When I visited Nara at the end of May, I stopped by the museum to photograph the statue. Ulf had told me about it several times, and it was something I intended to see for myself. Suffice it to say, it is quite interesting!
Tuesday, June 20, 2017
Shinichi Yanagisawa on the drums. Photo by Brett Homenick.
Earlier tonight, I went to the HUB Asakusa after work to catch actor-singer Shinichi Yanagisawa's live jazz show. As always, it was an excellent show, and his All-Stars proved once again that they are a great jazz band.
I mentioned to Yanagisawa-san that I heard several of his announcements he recorded for the Laputa Asagaya, in which he talks about upcoming films that would be playing at the theater. He got a big kick out of that. I'm sure he didn't expect that!
For those of you not in the know, Yanagisawa-san played Miyamoto in The X from Outer Space (1967), which is easily his best-known film in the States. It's always a blast to see him live and in person, and I'm jazzed to do it all over again in the future!
Monday, June 19, 2017
A poster for the Toei horror thriller Inugami no Tatari (1977). Photo by Brett Homenick.
Tonight, I made my way to the Laputa Asagaya for what will likely be the last installment of the Into Nightmares late-night screenings that I will see. (The program will continue, but I'm not particularly interested in the remaining titles.) Tonight's show was a film I'd actually never heard of before. It was a Toei production called Inugami no Tatari (1977), which can be translated as "Curse of the Dog God." The movie is just about as strange as that title would suggest, but unfortunately it's not as entertaining.

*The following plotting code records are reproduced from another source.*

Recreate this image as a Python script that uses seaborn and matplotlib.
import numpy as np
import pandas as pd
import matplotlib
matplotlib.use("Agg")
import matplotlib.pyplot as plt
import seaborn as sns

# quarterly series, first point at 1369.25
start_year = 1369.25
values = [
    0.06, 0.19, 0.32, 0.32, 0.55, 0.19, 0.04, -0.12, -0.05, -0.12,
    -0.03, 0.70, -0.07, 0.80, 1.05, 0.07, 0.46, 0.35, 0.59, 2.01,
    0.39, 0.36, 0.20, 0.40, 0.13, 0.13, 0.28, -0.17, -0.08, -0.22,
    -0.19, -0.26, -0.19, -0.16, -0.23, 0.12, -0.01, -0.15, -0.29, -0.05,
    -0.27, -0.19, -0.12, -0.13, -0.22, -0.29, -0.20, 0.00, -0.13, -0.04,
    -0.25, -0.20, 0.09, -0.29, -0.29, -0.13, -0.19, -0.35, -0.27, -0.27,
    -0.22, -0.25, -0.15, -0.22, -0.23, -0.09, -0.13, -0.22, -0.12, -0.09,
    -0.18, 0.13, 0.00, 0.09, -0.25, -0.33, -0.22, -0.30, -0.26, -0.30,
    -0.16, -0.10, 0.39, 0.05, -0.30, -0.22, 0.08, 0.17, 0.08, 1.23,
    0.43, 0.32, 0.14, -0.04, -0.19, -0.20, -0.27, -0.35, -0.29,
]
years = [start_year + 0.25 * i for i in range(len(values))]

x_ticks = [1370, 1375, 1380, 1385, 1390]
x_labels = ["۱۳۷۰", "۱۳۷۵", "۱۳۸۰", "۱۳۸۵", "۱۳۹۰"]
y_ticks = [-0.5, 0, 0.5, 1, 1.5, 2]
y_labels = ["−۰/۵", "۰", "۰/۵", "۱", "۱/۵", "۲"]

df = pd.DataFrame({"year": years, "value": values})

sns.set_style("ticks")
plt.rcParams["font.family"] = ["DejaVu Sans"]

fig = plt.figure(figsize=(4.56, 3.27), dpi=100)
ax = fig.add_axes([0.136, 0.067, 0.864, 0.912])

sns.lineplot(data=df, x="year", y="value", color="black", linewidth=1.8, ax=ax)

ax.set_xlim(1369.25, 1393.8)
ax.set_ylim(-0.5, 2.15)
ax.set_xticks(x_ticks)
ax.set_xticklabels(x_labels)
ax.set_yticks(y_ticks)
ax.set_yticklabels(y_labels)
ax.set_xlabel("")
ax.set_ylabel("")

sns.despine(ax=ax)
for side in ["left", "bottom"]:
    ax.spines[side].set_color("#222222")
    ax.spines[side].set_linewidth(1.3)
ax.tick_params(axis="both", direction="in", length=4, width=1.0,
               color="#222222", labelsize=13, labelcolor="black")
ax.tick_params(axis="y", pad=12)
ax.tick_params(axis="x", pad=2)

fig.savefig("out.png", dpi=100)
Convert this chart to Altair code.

The movie has a pretty simple setup. A group of engineers from a mining company searching for uranium in a rural area in Japan (at least when they're not staring at naked female swimmers in a nearby river) accidentally destroys a small shrine in their truck on an unpaved forest road and runs over a dog owned by a young boy. These actions set in motion a series of bizarre events, resulting in the deaths of the protagonists' two colleagues. (One goes crazy and jumps off the Shinjuku Sumitomo Building; the other is killed by a pack of vicious German Shepherds.) The main character's bride (whom he marries shortly after the dog is run over and the shrine is destroyed) even becomes possessed by the dog-god, despite the fact she had nothing to do with the accident.
The man and his wife eventually return to the village where she eventually dies. At this point, the movie loses focus and begins to get bogged down in characters and subplots that just aren't very interesting. The supernatural elements take a backseat to the human drama, and (with few exceptions) they don't return until the last 20 or so minutes of the film.
But those last 20 minutes are a doozy. We're treated to a lot of strange imagery, including (but not limited to) disembodied flying dog heads. While the early supernatural scenes seemed to take things somewhat seriously, there is no such effort made here. It's almost as if writer-director Shunya Ito saw a screening of House (1977) and decided it wasn't outlandish enough for him.
Overall, the movie is a mixed bag. When the movie is supernatural, it's interesting and enjoyable. When nothing ghostly is happening, well, let's just say things can get a little slow. And a lot slow, too. I do love the cinematography of the rural landscapes, though. At least the film is visually appealing when the story isn't.